It’s that glorious time of year again: football season.

For football fans, it’s relief from a stagnant sportsless summer. But for sports massage therapists, it means business is about to boom. Ankle sprains, shoulder injuries, sore muscles and about every bump and bruise you can think of are facing athletes and will continue to throughout the season.

Massage therapists can help ease the pain suffered by these athletes by learning sports massage therapy. By learning the benefits and techniques of sports massage in the privacy of your home or office through home study courses, massage therapists can easily implement these tools into practice.

While it might be football season, sports massage isn’t limited to the injuries of those athletes who play football. Injuries of all types face many athletes.

Some benefits of sports massage include reducing the chance of injury by using proper stretching, shortening recovery times between activities, improving an athletes’ range of motion, breaking down scar tissues, increasing blood flow and tissue permeability, improving tissue elasticity, and reducing pain and anxiety.

An Internet search resulted in numerous home study courses any massage therapist can take to fulfill their continuing education requirements. For sports massage, some of the courses offered cover such topics as the benefits of sports massage, PNF stretches, client positioning for deep-tissue massage, anatomy, injury evaluation and treatment, cross-fiber friction, body mechanics, common techniques, ice treatments, injury prevention, remedial massage and consultation.

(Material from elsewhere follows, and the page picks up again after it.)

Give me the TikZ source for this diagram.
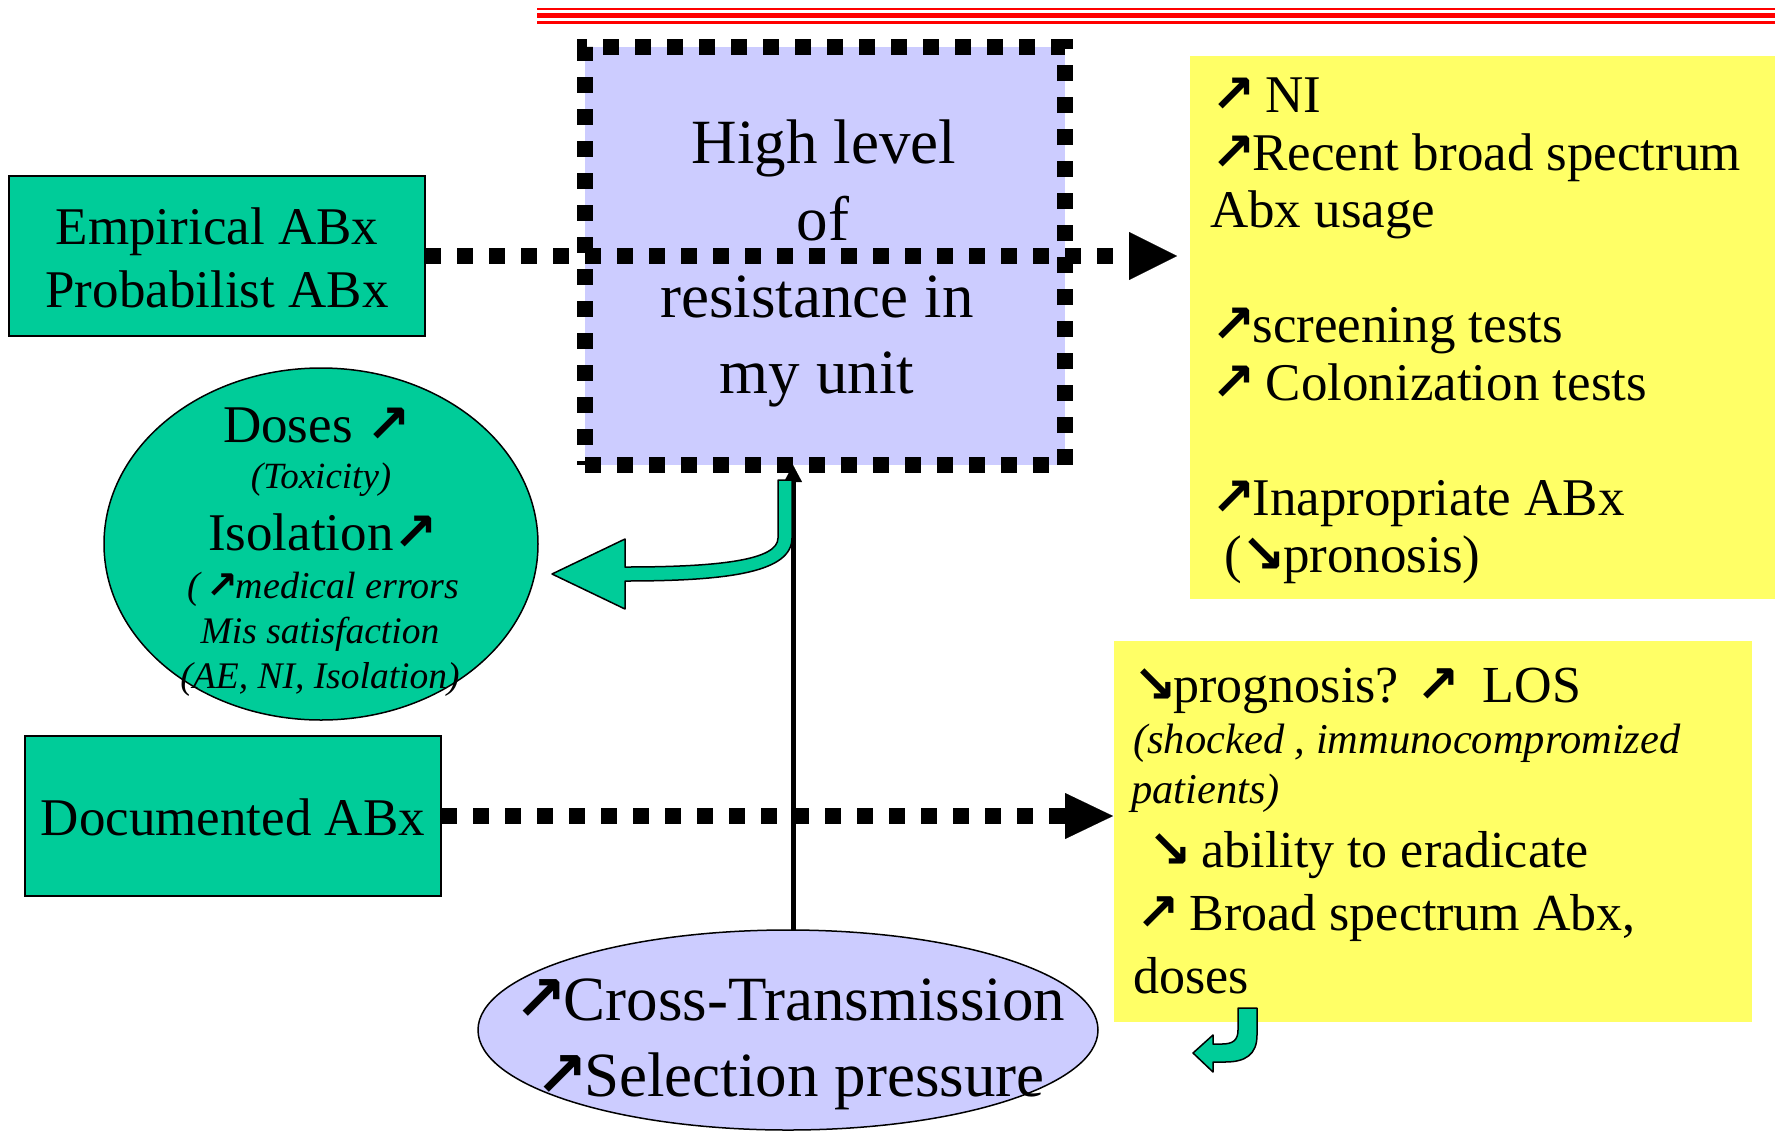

Sports massage therapy can be applied in different forms, relative to the clients’ injuries. The massage techniques are typically divided into three types: pre-event, inter-event and post-event.

Depending on the athlete, a blend of Sweedish and shiatsu massage are typically used, which focuses on deep-tissue massage.

Lymphatic massage, trigger-point massage, compression massage and cross-fiber massage techniques are also used to treat the injuries or general aches and pains from athletic strain.

Make sure to check with your national and state licensing bodies to make sure the courses you select are acceptable for continuing education credits.